--- Records for the exercise ---

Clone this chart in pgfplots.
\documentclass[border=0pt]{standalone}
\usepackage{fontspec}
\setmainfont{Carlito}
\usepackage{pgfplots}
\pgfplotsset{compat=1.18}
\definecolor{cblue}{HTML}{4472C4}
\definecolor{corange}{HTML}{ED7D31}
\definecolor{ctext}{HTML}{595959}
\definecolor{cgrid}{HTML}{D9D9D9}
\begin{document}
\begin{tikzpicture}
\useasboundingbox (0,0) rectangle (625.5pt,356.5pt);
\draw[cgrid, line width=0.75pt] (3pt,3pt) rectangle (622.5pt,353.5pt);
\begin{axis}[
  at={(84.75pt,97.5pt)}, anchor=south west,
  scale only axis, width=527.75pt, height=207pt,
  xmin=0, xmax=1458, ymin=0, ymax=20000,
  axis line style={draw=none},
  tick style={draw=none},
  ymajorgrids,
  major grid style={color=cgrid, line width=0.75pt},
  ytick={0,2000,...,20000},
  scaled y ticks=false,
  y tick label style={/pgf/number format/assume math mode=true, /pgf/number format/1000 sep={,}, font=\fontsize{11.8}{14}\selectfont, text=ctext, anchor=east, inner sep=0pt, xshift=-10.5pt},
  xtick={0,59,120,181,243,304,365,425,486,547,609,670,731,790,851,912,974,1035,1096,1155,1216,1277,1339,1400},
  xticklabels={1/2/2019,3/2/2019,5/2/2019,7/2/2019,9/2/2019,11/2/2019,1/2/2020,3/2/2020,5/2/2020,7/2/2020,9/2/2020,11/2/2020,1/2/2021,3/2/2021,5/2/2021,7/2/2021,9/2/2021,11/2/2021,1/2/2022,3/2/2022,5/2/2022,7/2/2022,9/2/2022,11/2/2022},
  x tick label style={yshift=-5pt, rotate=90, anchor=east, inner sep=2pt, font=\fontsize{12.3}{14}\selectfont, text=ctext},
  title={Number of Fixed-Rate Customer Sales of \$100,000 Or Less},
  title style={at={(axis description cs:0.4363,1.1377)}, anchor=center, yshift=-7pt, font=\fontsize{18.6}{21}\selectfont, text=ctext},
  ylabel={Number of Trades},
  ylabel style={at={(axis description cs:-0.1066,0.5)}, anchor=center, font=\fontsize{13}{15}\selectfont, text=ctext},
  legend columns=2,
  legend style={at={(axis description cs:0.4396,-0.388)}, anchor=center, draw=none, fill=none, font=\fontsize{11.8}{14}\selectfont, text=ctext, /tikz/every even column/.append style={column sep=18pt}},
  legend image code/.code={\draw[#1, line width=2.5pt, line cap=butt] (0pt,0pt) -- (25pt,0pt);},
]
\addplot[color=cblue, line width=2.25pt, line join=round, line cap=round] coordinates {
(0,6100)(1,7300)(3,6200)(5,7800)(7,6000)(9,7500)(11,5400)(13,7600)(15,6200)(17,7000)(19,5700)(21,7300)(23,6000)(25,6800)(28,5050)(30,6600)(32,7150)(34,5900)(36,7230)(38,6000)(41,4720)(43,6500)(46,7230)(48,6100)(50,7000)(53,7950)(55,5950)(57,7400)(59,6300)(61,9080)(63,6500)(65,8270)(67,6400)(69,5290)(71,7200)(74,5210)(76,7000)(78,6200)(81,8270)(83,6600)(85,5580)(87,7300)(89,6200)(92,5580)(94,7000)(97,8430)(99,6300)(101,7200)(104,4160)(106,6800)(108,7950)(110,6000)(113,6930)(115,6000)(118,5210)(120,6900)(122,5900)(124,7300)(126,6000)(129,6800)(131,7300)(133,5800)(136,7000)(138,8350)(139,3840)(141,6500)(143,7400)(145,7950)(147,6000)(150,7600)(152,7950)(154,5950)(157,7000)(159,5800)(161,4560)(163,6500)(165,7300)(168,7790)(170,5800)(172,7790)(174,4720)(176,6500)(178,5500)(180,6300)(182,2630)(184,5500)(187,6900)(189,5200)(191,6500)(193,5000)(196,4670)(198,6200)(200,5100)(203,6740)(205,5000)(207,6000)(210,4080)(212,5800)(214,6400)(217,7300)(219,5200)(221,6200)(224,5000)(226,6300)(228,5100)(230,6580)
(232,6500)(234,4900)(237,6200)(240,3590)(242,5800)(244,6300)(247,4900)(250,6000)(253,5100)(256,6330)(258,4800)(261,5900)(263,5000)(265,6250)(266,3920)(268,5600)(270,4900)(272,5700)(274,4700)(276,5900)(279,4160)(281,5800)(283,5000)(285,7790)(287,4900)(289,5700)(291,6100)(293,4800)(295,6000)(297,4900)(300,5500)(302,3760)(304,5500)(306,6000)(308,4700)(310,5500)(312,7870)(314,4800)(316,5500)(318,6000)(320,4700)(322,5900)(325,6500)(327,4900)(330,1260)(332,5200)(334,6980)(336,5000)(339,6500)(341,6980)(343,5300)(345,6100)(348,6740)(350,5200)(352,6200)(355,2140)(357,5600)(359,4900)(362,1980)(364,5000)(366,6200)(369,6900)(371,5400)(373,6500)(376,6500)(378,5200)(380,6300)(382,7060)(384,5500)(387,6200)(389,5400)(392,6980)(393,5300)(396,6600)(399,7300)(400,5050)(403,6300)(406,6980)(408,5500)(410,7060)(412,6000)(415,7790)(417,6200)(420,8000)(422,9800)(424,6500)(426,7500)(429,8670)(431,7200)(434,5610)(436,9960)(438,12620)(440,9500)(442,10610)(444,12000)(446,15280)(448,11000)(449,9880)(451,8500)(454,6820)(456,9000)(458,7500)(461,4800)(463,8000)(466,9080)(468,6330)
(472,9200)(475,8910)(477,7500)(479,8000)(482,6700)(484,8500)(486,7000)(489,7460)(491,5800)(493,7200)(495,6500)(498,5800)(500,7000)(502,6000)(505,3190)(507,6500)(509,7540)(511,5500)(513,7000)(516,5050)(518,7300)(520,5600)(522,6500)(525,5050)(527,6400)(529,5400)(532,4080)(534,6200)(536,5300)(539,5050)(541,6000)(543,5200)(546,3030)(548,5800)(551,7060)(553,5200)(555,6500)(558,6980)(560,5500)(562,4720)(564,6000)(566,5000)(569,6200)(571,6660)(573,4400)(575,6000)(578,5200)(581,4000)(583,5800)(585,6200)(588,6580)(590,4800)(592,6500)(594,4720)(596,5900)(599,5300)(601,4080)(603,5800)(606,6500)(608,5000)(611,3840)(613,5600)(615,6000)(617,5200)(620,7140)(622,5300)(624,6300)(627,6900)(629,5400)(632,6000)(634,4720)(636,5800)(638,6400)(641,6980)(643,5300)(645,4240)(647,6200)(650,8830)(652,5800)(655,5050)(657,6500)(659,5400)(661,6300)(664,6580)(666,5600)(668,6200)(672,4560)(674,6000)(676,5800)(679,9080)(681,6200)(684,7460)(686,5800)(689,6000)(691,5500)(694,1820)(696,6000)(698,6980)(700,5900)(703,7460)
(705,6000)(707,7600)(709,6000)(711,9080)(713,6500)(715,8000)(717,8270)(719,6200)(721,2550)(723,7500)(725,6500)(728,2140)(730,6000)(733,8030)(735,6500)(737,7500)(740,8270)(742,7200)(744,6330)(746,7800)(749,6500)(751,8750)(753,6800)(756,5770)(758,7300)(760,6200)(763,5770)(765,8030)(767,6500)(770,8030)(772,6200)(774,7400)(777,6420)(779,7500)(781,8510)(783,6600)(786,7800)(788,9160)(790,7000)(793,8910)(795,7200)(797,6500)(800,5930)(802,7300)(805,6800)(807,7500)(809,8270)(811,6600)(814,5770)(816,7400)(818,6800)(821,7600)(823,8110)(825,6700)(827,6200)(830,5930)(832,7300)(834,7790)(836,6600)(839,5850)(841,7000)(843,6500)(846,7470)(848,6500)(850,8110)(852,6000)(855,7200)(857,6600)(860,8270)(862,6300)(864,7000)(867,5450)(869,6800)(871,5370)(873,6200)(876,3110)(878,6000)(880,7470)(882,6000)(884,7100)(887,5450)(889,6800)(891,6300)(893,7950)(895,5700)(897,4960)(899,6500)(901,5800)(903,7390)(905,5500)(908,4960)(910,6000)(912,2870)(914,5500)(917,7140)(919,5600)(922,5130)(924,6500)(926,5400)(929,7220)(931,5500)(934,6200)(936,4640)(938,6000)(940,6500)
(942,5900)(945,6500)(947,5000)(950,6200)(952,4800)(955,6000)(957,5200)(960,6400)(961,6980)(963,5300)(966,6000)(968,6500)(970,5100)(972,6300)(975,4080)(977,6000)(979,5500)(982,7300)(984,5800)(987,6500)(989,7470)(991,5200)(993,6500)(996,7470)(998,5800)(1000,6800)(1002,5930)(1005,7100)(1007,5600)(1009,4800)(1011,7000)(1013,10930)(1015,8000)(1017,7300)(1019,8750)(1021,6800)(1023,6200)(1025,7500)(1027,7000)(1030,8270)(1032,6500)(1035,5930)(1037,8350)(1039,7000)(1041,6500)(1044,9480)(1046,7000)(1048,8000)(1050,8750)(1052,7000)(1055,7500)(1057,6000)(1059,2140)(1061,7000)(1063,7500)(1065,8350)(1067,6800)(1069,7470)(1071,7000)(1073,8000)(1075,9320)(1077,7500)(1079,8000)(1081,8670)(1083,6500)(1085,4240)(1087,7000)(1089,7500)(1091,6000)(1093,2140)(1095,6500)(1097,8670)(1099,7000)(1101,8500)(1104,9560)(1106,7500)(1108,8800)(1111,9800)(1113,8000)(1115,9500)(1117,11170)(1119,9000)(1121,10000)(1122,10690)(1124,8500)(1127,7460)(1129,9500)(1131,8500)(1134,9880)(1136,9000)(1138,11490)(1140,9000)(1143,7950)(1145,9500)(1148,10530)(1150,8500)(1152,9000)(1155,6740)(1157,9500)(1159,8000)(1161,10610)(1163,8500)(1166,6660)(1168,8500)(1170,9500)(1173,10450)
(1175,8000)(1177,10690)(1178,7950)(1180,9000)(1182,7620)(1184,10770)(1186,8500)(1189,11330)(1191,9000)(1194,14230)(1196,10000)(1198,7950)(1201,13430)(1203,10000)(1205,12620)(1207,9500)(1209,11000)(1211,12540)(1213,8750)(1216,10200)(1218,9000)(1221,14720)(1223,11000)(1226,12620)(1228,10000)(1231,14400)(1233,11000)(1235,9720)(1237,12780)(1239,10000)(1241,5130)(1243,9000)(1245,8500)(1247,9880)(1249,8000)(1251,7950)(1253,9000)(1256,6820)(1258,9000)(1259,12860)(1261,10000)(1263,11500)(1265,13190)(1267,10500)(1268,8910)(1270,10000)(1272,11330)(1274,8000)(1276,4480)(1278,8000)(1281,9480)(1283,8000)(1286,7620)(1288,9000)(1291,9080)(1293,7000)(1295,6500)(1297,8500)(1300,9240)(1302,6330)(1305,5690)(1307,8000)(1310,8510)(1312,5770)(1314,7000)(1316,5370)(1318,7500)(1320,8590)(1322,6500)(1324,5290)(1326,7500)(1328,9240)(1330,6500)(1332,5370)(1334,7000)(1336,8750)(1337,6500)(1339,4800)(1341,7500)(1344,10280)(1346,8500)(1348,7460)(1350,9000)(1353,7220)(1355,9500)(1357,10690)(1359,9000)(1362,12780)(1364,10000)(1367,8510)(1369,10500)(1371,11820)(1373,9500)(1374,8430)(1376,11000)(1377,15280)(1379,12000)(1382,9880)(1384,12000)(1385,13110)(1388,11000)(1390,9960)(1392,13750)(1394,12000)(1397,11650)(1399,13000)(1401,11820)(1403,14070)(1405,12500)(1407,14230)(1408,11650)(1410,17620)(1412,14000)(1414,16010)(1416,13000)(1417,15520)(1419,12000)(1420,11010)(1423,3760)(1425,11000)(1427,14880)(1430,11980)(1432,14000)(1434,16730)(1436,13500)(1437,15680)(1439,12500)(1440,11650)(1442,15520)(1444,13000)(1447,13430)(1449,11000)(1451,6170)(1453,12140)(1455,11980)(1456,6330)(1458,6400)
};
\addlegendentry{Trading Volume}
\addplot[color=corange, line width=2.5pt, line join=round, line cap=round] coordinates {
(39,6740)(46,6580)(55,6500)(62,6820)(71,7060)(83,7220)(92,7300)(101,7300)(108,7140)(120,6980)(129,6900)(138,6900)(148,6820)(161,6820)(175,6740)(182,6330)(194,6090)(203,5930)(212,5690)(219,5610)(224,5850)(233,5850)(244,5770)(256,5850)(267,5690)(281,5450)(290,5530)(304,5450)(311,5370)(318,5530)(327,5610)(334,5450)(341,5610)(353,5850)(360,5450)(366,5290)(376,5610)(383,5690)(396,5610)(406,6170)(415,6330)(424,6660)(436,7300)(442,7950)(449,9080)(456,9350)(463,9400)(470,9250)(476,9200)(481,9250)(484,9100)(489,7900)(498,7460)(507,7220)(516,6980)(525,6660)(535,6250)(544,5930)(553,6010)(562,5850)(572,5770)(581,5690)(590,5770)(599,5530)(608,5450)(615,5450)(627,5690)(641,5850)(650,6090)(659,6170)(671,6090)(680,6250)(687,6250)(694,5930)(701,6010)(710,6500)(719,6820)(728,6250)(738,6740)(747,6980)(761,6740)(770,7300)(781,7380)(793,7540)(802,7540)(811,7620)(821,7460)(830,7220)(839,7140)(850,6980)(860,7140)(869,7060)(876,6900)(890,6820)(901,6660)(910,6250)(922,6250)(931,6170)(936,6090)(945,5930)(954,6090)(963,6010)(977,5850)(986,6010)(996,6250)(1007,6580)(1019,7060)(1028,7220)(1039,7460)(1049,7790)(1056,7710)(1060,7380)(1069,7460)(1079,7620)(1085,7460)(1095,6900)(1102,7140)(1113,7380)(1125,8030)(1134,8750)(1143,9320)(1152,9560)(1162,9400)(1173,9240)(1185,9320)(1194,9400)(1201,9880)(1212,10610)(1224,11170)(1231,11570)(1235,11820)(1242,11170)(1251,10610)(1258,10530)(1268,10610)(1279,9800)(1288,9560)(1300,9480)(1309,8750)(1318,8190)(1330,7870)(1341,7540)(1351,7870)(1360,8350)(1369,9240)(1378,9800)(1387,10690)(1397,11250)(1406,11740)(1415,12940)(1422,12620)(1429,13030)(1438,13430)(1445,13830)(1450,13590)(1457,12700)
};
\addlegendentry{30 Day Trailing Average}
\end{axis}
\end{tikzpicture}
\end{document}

---
--- Records for the exercise ---

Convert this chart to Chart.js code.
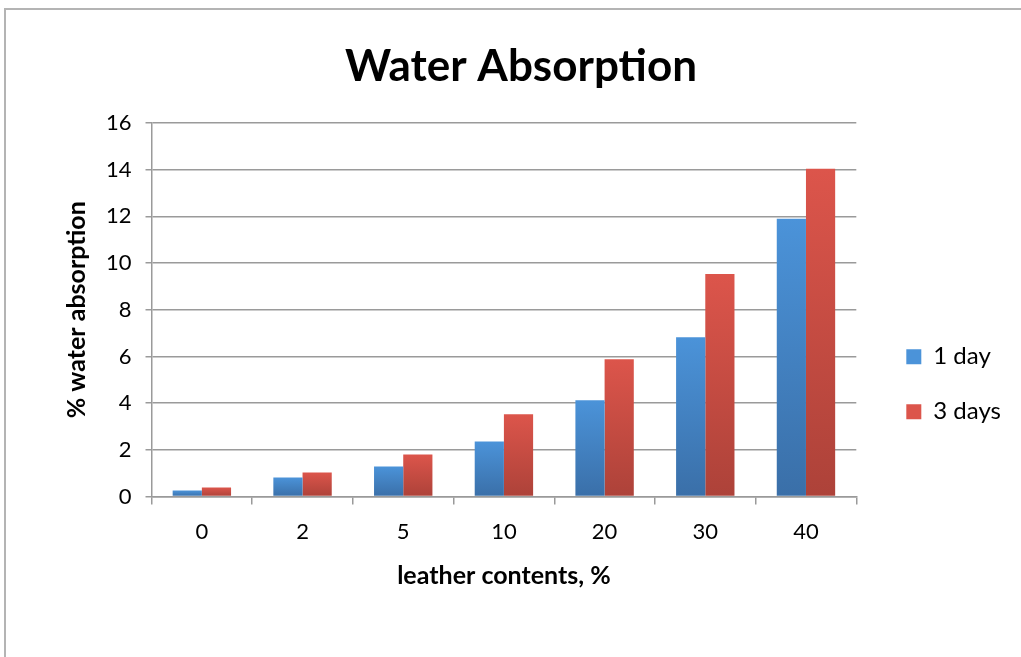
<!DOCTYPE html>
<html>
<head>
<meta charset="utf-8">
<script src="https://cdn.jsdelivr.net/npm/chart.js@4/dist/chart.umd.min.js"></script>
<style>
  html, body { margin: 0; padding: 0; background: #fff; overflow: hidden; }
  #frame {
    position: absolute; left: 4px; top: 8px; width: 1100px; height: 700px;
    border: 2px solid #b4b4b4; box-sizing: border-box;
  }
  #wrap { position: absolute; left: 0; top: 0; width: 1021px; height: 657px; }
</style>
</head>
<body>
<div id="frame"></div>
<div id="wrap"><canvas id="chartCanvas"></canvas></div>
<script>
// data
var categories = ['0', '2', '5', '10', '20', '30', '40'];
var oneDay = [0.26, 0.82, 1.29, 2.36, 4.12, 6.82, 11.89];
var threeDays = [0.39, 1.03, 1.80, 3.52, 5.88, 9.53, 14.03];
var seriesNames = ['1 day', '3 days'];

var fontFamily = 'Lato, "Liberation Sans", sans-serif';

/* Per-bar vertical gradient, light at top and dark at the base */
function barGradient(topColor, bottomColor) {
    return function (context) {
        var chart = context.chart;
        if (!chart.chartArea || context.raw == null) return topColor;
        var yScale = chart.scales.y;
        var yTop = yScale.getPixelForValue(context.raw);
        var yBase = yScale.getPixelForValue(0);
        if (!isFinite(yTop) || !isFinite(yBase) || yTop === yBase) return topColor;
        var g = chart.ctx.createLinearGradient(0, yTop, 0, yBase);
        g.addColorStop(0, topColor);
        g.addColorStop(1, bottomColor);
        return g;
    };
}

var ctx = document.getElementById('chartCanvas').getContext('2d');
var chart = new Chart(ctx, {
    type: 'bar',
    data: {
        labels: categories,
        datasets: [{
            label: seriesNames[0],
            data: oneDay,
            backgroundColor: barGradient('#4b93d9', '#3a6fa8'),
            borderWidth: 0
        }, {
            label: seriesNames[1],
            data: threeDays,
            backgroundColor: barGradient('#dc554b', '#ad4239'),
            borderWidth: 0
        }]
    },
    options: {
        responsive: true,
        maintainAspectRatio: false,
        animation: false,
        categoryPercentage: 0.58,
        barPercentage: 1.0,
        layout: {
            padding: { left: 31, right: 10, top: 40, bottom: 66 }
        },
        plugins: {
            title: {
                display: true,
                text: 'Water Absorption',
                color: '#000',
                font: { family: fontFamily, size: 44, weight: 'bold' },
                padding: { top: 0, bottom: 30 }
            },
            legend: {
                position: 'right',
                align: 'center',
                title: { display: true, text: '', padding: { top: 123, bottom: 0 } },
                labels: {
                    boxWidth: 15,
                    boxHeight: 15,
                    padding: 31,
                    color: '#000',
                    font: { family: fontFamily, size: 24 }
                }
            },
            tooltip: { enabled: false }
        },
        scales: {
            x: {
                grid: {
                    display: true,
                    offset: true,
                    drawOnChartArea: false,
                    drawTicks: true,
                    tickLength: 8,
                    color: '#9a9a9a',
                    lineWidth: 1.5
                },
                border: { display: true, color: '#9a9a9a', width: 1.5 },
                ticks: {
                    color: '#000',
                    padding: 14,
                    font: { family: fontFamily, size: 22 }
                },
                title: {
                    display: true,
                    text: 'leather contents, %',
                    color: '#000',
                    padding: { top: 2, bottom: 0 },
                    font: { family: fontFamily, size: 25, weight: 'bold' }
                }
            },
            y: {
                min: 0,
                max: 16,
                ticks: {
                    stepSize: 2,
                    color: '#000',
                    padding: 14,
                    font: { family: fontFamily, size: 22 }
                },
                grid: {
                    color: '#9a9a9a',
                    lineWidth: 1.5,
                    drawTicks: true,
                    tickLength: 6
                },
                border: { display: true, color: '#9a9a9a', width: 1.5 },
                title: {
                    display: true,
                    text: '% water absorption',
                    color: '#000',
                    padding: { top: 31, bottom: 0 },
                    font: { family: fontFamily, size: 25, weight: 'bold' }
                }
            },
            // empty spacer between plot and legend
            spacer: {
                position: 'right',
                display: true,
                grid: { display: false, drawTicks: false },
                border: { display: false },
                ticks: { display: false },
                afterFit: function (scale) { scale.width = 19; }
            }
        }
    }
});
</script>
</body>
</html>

---

*Given request*
Which lines hold the word "this"? Copy every one of them.

*Exercise answer*
Clone this chart in pgfplots.
Convert this chart to Chart.js code.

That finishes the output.